While the immediate response to COVID-19 seems all-consuming, we still need to think of this pandemic in phases. There’s what we must do “now” to manage business continuity, what we must do “next” to prepare for the new normal and the need to accelerate digital transformation, and what we must do “beyond” COVID-19 to be in a position to create value for the longer term. China’s recovery provides a critical lesson: you need all three tracks of strategy under way to be prepared for each time horizon. Because if you don’t work in parallel, you risk being left behind.

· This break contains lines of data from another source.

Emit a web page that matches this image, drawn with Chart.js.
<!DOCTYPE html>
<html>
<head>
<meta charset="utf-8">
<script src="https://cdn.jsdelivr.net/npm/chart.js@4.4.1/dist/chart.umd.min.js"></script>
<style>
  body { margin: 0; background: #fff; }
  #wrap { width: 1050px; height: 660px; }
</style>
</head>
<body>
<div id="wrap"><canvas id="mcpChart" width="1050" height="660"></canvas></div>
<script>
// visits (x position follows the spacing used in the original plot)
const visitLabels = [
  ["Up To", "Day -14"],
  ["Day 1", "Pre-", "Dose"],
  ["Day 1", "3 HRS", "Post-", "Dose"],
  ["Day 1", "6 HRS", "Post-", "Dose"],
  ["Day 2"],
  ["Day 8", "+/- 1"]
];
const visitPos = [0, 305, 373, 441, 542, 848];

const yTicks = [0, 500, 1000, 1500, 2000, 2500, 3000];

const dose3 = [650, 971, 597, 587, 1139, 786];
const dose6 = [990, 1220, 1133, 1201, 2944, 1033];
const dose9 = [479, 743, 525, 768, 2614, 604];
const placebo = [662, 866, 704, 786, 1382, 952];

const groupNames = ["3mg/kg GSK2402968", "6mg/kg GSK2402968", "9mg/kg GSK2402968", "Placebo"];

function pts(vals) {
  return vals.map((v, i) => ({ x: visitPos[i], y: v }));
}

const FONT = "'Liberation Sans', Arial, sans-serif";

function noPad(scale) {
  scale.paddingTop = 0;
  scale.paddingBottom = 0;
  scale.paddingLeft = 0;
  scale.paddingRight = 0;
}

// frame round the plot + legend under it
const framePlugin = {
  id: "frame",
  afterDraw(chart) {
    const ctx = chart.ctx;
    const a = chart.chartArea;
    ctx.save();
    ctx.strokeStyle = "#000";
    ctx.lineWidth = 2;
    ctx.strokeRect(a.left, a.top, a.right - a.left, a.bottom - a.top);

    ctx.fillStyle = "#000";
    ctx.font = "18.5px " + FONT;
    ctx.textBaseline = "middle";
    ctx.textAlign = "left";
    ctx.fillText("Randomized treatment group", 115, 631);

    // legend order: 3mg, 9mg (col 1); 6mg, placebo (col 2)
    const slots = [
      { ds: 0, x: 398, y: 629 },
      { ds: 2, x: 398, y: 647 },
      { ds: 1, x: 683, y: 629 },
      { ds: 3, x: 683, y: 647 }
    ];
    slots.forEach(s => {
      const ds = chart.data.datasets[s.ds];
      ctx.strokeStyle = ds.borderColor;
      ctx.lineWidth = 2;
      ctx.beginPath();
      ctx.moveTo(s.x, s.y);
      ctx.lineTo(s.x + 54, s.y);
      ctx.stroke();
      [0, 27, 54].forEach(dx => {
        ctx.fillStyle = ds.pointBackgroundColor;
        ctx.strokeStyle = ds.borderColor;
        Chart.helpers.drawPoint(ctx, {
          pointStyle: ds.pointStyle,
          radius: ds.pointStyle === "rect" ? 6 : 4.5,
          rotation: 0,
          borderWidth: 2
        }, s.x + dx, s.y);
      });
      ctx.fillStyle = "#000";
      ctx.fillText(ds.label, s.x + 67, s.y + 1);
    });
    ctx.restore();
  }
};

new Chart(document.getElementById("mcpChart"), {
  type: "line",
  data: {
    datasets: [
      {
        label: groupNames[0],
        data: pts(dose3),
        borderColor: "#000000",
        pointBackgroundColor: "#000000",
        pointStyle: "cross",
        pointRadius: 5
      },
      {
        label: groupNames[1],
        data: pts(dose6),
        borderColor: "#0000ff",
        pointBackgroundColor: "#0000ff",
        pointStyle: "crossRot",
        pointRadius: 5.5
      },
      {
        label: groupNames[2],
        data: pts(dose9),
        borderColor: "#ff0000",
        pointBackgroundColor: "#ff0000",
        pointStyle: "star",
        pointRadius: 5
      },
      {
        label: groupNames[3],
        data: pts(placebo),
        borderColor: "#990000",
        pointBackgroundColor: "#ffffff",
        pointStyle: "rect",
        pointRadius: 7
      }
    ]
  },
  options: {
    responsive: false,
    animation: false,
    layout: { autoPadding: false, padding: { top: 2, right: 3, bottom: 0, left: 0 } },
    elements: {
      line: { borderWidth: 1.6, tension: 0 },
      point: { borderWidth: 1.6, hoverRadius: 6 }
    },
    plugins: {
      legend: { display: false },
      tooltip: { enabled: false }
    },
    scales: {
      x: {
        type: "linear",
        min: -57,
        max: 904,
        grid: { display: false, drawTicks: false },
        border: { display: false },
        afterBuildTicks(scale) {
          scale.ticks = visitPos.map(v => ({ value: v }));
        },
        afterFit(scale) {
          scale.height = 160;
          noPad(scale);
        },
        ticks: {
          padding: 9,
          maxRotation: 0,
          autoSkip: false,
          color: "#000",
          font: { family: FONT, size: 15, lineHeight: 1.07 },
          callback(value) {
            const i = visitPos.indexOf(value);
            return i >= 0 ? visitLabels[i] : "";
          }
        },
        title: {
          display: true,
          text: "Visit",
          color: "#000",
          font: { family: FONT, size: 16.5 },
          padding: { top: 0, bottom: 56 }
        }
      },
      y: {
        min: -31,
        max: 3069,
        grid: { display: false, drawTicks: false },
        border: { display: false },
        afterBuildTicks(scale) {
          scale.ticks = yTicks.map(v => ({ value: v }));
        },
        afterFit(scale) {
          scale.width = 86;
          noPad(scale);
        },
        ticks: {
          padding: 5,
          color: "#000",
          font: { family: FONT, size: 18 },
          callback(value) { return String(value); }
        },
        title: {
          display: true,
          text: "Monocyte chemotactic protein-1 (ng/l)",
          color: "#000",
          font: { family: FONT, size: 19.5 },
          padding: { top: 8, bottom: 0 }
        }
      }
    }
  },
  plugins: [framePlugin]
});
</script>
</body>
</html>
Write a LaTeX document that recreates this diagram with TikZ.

The problem? Reimagining your customer strategy is challenging enough when consumer behavior is stable and predictable; it’s exponentially more difficult when the way we live, eat, and shop is changing rapidly and radically. So, what do we know? The EY Future Consumer Index finds four segments emerging:
- 35 % of people are in what we call “save and stockpile,” worried about their families and pessimistic about COVID-19’s long-term effects
- 27% have “cut deep,” reducing spending across all categories
- 26% are “stay calm, carry on,” with largely unchanged spending habits
- 11% are “hibernate and spend,” best positioned to cope, optimistic about the future, and spending more
Consumer spending expectations
So, these are the immediate changes. But we know the pandemic is also forcing a reassessment of values, habits and consumption patterns, and many of these won’t reverse. While the EY Index finds a majority of consumers expect spending to be the same or more after the COVID-19 crisis (31% expect spending to be unchanged, 25% plan to spend more in areas important to them, and 9% intend to spend more across the board), more than a third plan to spend less – and 13% of all consumers plan to make deep cuts.
Add to this mix a host of other changes, from greater working from home accelerating e-commerce and shifting attitudes to digital privacy, and the priority is clear. Leaders need to quickly re-think digital transformation agendas to ensure brands are positioned correctly, that they are building foundations for lasting relationships with consumers, and using data and technology to help understand new levers for continuous and dynamic optimization. It’s too late to undertake this work when the consumer environment seems more predictable.